# Series3 is hacked!!



## Adam1115 (Dec 15, 2003)

http://www.engadget.com/2007/01/30/series3-prom-hack/



> The Series3 has been out for 3 or 4 months now and while it is great, everyone is still waiting for long awaited features like Multi-Room Viewing and TiVoToGo. Well Narf54321 of ************.com isn't waiting around and has figured out a way to hack the PROM chip which is very similar to hacking previous TiVos. Unfortunately this is less than the ideal way to hack a TiVo since it requires soldering and programming a PROM chip. Most people who hack their TiVo use a hacked Kernel instead to get around the TiVo's protections.
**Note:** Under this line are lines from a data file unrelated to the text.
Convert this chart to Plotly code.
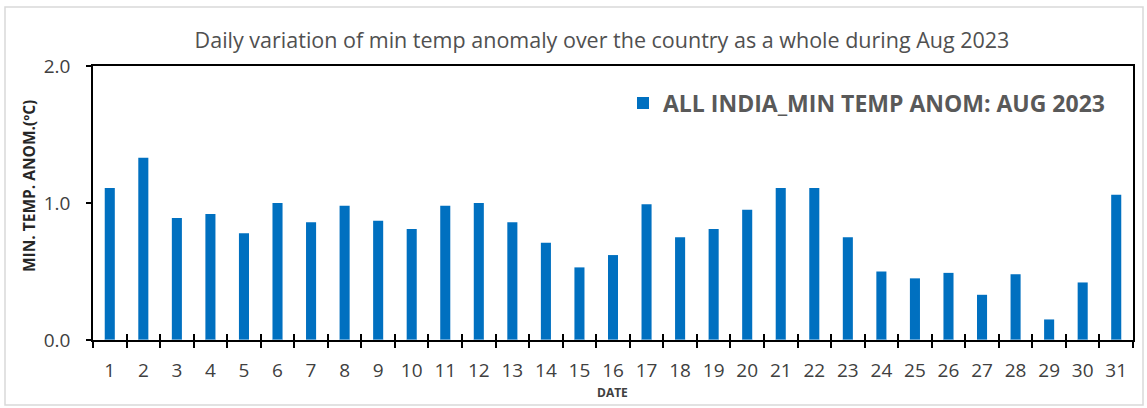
import plotly.graph_objects as go

dates = [str(d) for d in range(1, 32)]
anomaly = [1.11, 1.33, 0.89, 0.92, 0.78, 1.00, 0.86, 0.98, 0.87, 0.81,
           0.98, 1.00, 0.86, 0.71, 0.53, 0.62, 0.99, 0.75, 0.81, 0.95,
           1.11, 1.11, 0.75, 0.50, 0.45, 0.49, 0.33, 0.48, 0.15, 0.42, 1.06]
series_name = "ALL INDIA_MIN TEMP ANOM: AUG 2023"
title_text = "Daily variation of min temp anomaly over the country as a whole during Aug 2023"
y_title = "<b>MIN. TEMP. ANOM.(ºC)</b>"
x_title = "<b>DATE</b>"

W, H = 1147, 408
L, R, T, B = 93, 14, 66, 68
pw, ph = W - L - R, H - T - B

def px_x(p):
    return (p - L) / pw

def px_y(p):
    return (H - B - p) / ph

FONT = "Open Sans"
fig = go.Figure()
fig.add_trace(go.Bar(x=dates, y=anomaly, name=series_name,
                     marker=dict(color="#0070C0", line=dict(width=0))))
# transparent trace on overlay axis to draw the inner half of crossing ticks
fig.add_trace(go.Bar(x=dates, y=[0]*31, xaxis="x2", showlegend=False,
                     marker=dict(color="rgba(0,0,0,0)"), hoverinfo="skip"))

fig.update_layout(
    width=W, height=H,
    margin=dict(l=L, r=R, t=T, b=B),
    paper_bgcolor="white", plot_bgcolor="white",
    bargap=0.7,
    title=dict(text=title_text, xref="container", x=602 / W, xanchor="center",
               yref="container", y=1 - 40 / H, yanchor="middle",
               font=dict(family=FONT, size=21.5, color="#505050")),
    showlegend=True,
    legend=dict(x=px_x(623), y=px_y(103), xanchor="left", yanchor="middle",
                bgcolor="rgba(0,0,0,0)", font=dict(family=FONT, size=23, color="#595959", weight="bold"),
                itemwidth=30),
    xaxis=dict(type="category", tickson="boundaries", ticks="outside", ticklen=6,
               tickwidth=1.5, tickcolor="black", showline=True, linecolor="black",
               linewidth=1.5, mirror=True, showgrid=False, ticklabelstandoff=12,
               automargin=False,
               tickfont=dict(family=FONT, size=19, color="#404040")),
    xaxis2=dict(type="category", overlaying="x", matches="x", tickson="boundaries",
                ticks="inside", ticklen=6, tickwidth=1.5, tickcolor="black",
                showticklabels=False, showgrid=False, side="bottom", showline=False),
    yaxis=dict(range=[0, 2], dtick=1, tickformat=".1f", ticks="outside", ticklen=5,
               tickwidth=1.5, tickcolor="black", showline=True, linecolor="black",
               linewidth=1.5, mirror=True, showgrid=False, zeroline=False,
               ticklabelstandoff=12, automargin=False,
               tickfont=dict(family=FONT, size=19, color="#404040")),
    annotations=[
        dict(text=y_title, textangle=-90, xref="paper", yref="paper",
             x=px_x(29), y=px_y(186), xanchor="center", yanchor="middle",
             showarrow=False, font=dict(family=FONT, size=15.5, color="#262626")),
        dict(text=x_title, xref="paper", yref="paper",
             x=px_x(612), y=px_y(392), xanchor="center", yanchor="middle",
             showarrow=False, font=dict(family=FONT, size=12, color="#404040")),
    ],
    shapes=[dict(type="rect", xref="paper", yref="paper",
                 x0=px_x(5), x1=px_x(1143), y0=px_y(405), y1=px_y(7),
                 line=dict(color="#D9D9D9", width=1.5), layer="below")],
)

fig.write_html("out.html", config={"displayModeBar": False},
               post_script="document.body.style.margin='0';document.body.style.overflow='hidden';")
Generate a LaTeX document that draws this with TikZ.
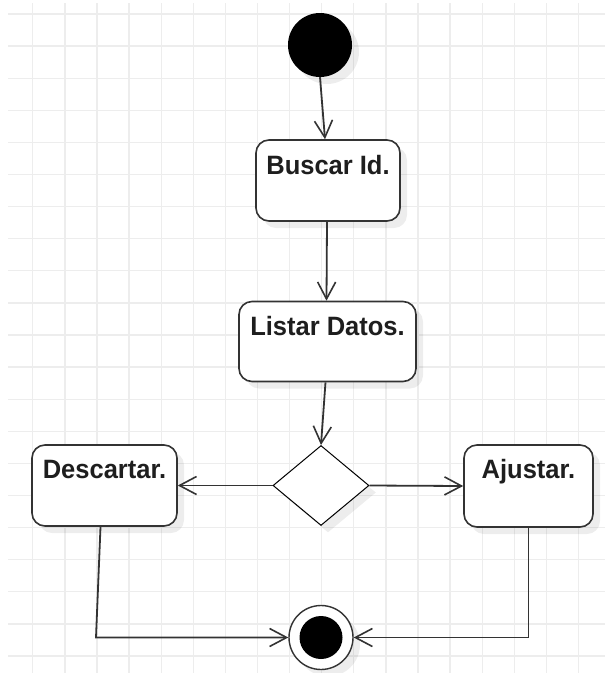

Now before you run off following the read link, keep in mind that the ************ developers forum isn't for n00bs and they won't take kindly to "how much to hack my TiVo" posts. While some hacks like TiVoWebPlus have been applied, others like content extraction are unconfirmed.


----------



## BTUx9 (Nov 13, 2003)

that news is about a month old.
another tidbit: the format of the recordings has changed somewhat, so current tools won't work, unmodified (and seeing as this is extraction talk, I'll leave it at that)


----------



## Adam1115 (Dec 15, 2003)

BTUx9 said:


> that news is about a month old.
> another tidbit: the format of the recordings has changed somewhat, so current tools won't work, unmodified (and seeing as this is extraction talk, I'll leave it at that)


Of course it is, but this was just picked up by engadget 1/30, and since the site where it was actually announced is actively filtered out by this forum, many people here might not be 'in the loop' on the latest news...


----------